* Data *
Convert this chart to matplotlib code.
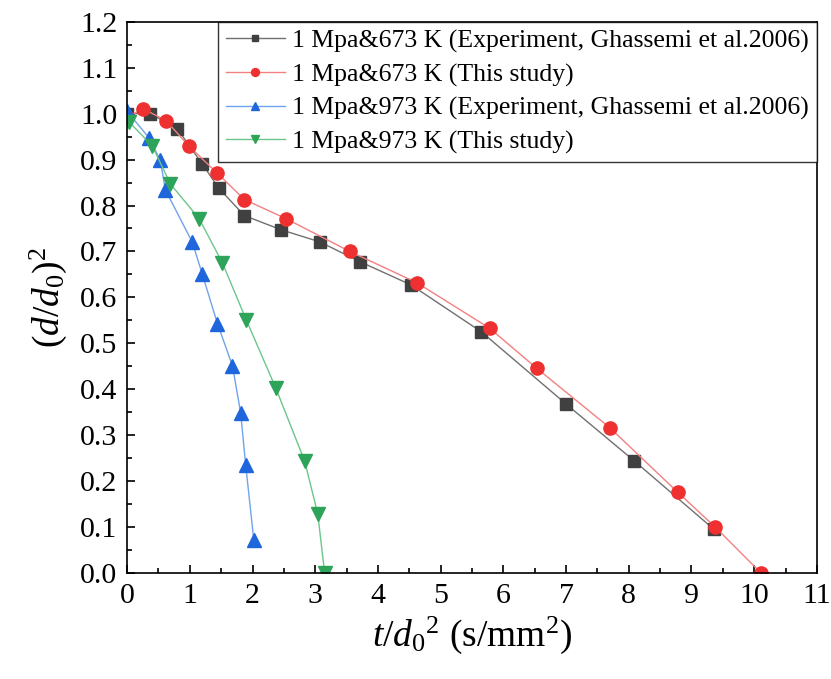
import matplotlib.pyplot as plt
from matplotlib.ticker import MultipleLocator

plt.rcParams['font.family'] = ['Liberation Serif', 'DejaVu Serif']
plt.rcParams['mathtext.fontset'] = 'custom'
plt.rcParams['mathtext.rm'] = 'Liberation Serif'
plt.rcParams['mathtext.it'] = 'Liberation Serif:italic'

# 1 MPa & 673 K, experiment (Ghassemi et al. 2006)
exp673_x = [0.0, 0.37, 0.80, 1.20, 1.46, 1.87, 2.46, 3.07, 3.71, 4.53, 5.65, 7.00, 8.08, 9.36]
exp673_y = [1.0, 1.0, 0.967, 0.890, 0.838, 0.778, 0.747, 0.721, 0.678, 0.627, 0.525, 0.368, 0.245, 0.095]

# 1 MPa & 673 K, this study
sim673_x = [0.0, 0.26, 0.62, 0.98, 1.44, 1.87, 2.54, 3.55, 4.62, 5.78, 6.53, 7.70, 8.78, 9.38, 10.11]
sim673_y = [0.993, 1.01, 0.985, 0.930, 0.870, 0.813, 0.771, 0.700, 0.632, 0.533, 0.446, 0.316, 0.176, 0.100, 0.0]

# 1 MPa & 973 K, experiment (Ghassemi et al. 2006)
exp973_x = [0.0, 0.35, 0.53, 0.61, 1.04, 1.20, 1.44, 1.68, 1.81, 1.89, 2.02]
exp973_y = [1.005, 0.947, 0.898, 0.834, 0.720, 0.650, 0.543, 0.451, 0.349, 0.236, 0.072]

# 1 MPa & 973 K, this study
sim973_x = [0.03, 0.40, 0.69, 1.15, 1.52, 1.90, 2.37, 2.83, 3.04, 3.15]
sim973_y = [0.982, 0.930, 0.847, 0.771, 0.675, 0.551, 0.403, 0.244, 0.129, 0.0]

labels = ['1 Mpa&673 K (Experiment, Ghassemi et al.2006)',
          '1 Mpa&673 K (This study)',
          '1 Mpa&973 K (Experiment, Ghassemi et al.2006)',
          '1 Mpa&973 K (This study)']

fig = plt.figure(figsize=(8.31, 6.79), dpi=100)
ax = fig.add_axes([0.153, 0.156, 0.830, 0.812])

ax.plot(exp673_x, exp673_y, color='#707070', lw=1, marker='s', ms=8,
        mfc='#404040', mec='#404040', label=labels[0])
ax.plot(sim673_x, sim673_y, color='#f28080', lw=1, marker='o', ms=9.5,
        mfc='#ee3030', mec='#ee3030', label=labels[1])
ax.plot(exp973_x, exp973_y, color='#6fa3ec', lw=1, marker='^', ms=9.5,
        mfc='#1f66dd', mec='#1f66dd', label=labels[2])
ax.plot(sim973_x, sim973_y, color='#6cc68a', lw=1, marker='v', ms=9.5,
        mfc='#2ea35a', mec='#2ea35a', label=labels[3])

ax.set_xlim(0, 11)
ax.set_ylim(0, 1.2)
ax.xaxis.set_major_locator(MultipleLocator(1))
ax.xaxis.set_minor_locator(MultipleLocator(0.5))
ax.yaxis.set_major_locator(MultipleLocator(0.1))
ax.yaxis.set_minor_locator(MultipleLocator(0.05))
ax.yaxis.set_major_formatter(plt.FormatStrFormatter('%.1f'))
ax.tick_params(which='both', direction='in', top=False, right=False, labelsize=21.5, width=1.2)
ax.tick_params(which='major', length=6, pad=7)
ax.tick_params(which='minor', length=3.5)
for s in ax.spines.values():
    s.set_linewidth(1.2)

ax.set_xlabel(r'$\it{t}/\it{d}_0{}^2$ (s/mm$^2$)', fontsize=27, labelpad=4)
ax.set_ylabel(r'$(\it{d}/\it{d}_0)^2$', fontsize=27, labelpad=8)

leg = ax.legend(loc='upper right', fontsize=18.5, frameon=True, fancybox=False,
                edgecolor='black', borderaxespad=0.0, handlelength=2.3,
                handletextpad=0.3, labelspacing=0.4, markerscale=0.6,
                borderpad=0.3)
leg.get_frame().set_linewidth(1.0)

plt.savefig('out.png', dpi=100)
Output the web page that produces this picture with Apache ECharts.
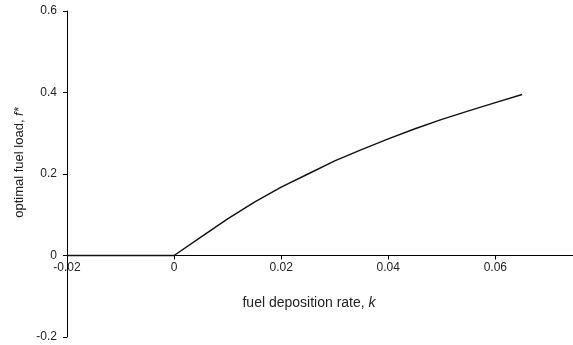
<!DOCTYPE html>
<html>
<head>
<meta charset="utf-8">
<script src="https://cdn.jsdelivr.net/npm/echarts@6/dist/echarts.min.js"></script>
<style>
  html, body { margin: 0; padding: 0; background: #fff; }
  #chart { width: 573px; height: 345px; }
</style>
</head>
<body>
<div id="chart"></div>
<script>
// fuel deposition rate k and the optimal fuel load f* at each k
const depositionRate = [-0.02, -0.015, -0.01, -0.005, 0, 0.005, 0.01, 0.015, 0.02, 0.025,
  0.03, 0.035, 0.04, 0.045, 0.05, 0.055, 0.06, 0.065];
const optimalLoad = [0, 0, 0, 0, 0, 0.045, 0.09, 0.131, 0.168, 0.2,
  0.232, 0.26, 0.286, 0.311, 0.334, 0.355, 0.375, 0.395];

const xTicks = { min: -0.02, max: 0.0745, interval: 0.02 };
const yTicks = { min: -0.2, max: 0.6, interval: 0.2 };

const FONT = '"Liberation Sans", Arial, sans-serif';
const fmt = v => (Math.abs(v) < 1e-9 ? '0' : String(+v.toFixed(2)));

const GRID = { left: 67, right: 0, top: 11, bottom: 8 };
const plotHeight = 345 - GRID.top - GRID.bottom;
// lift the k axis (with its labels) from the plot bottom up to f* = 0
const zeroOffset = -plotHeight * (0 - yTicks.min) / (yTicks.max - yTicks.min);

const chart = echarts.init(document.getElementById('chart'), null, { renderer: 'canvas' });
chart.setOption({
  animation: false,
  backgroundColor: '#fff',
  grid: Object.assign({ containLabel: false, outerBoundsMode: 'none' }, GRID),
  xAxis: {
    type: 'value',
    position: 'bottom',
    offset: zeroOffset,
    min: xTicks.min, max: xTicks.max, interval: xTicks.interval,
    axisLine: { onZero: false, lineStyle: { color: '#000', width: 1 } },
    axisTick: { show: true, length: 4, inside: false, lineStyle: { color: '#000' } },
    axisLabel: { color: '#222', fontFamily: FONT, fontSize: 12, margin: 6, formatter: fmt, showMaxLabel: false },
    splitLine: { show: false },
    name: '{n|fuel deposition rate, }{i|k}',
    nameLocation: 'middle',
    nameGap: 41,
    nameMoveOverlap: false,
    nameTextStyle: {
      padding: [0, 22, 0, 0],
      rich: {
        n: { fontFamily: FONT, fontSize: 14, color: '#222' },
        i: { fontFamily: FONT, fontSize: 14, color: '#222', fontStyle: 'italic' }
      }
    }
  },
  yAxis: {
    type: 'value',
    min: yTicks.min, max: yTicks.max, interval: yTicks.interval,
    axisLine: { show: true, onZero: false, lineStyle: { color: '#000', width: 1 } },
    axisTick: { show: true, length: 4, lineStyle: { color: '#000' } },
    axisLabel: { color: '#222', fontFamily: FONT, fontSize: 12, margin: 10, formatter: fmt },
    splitLine: { show: false },
    name: '{n|optimal fuel load, }{i|f*}',
    nameLocation: 'middle',
    nameGap: 41,
    nameMoveOverlap: false,
    nameTextStyle: {
      padding: [0, 0, 0, 23],
      rich: {
        n: { fontFamily: FONT, fontSize: 13, color: '#222' },
        i: { fontFamily: FONT, fontSize: 13, color: '#222', fontStyle: 'italic' }
      }
    }
  },
  series: [{
    type: 'line',
    data: depositionRate.map((k, i) => [k, optimalLoad[i]]),
    showSymbol: false,
    smooth: false,
    lineStyle: { color: '#111', width: 1.4 },
    z: 3
  }]
});
</script>
</body>
</html>
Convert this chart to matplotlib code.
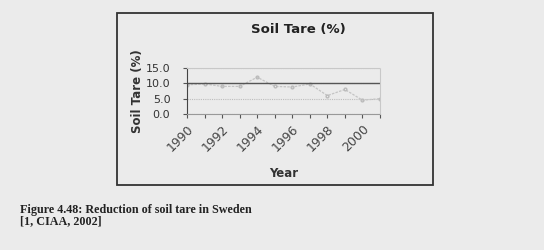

* Problem *
In the entries above, find every line with the word "matplotlib" and list it.

* Answer to the task *
Convert this chart to matplotlib code.
import matplotlib.pyplot as plt
from matplotlib.ticker import MultipleLocator
Convert this chart to matplotlib code.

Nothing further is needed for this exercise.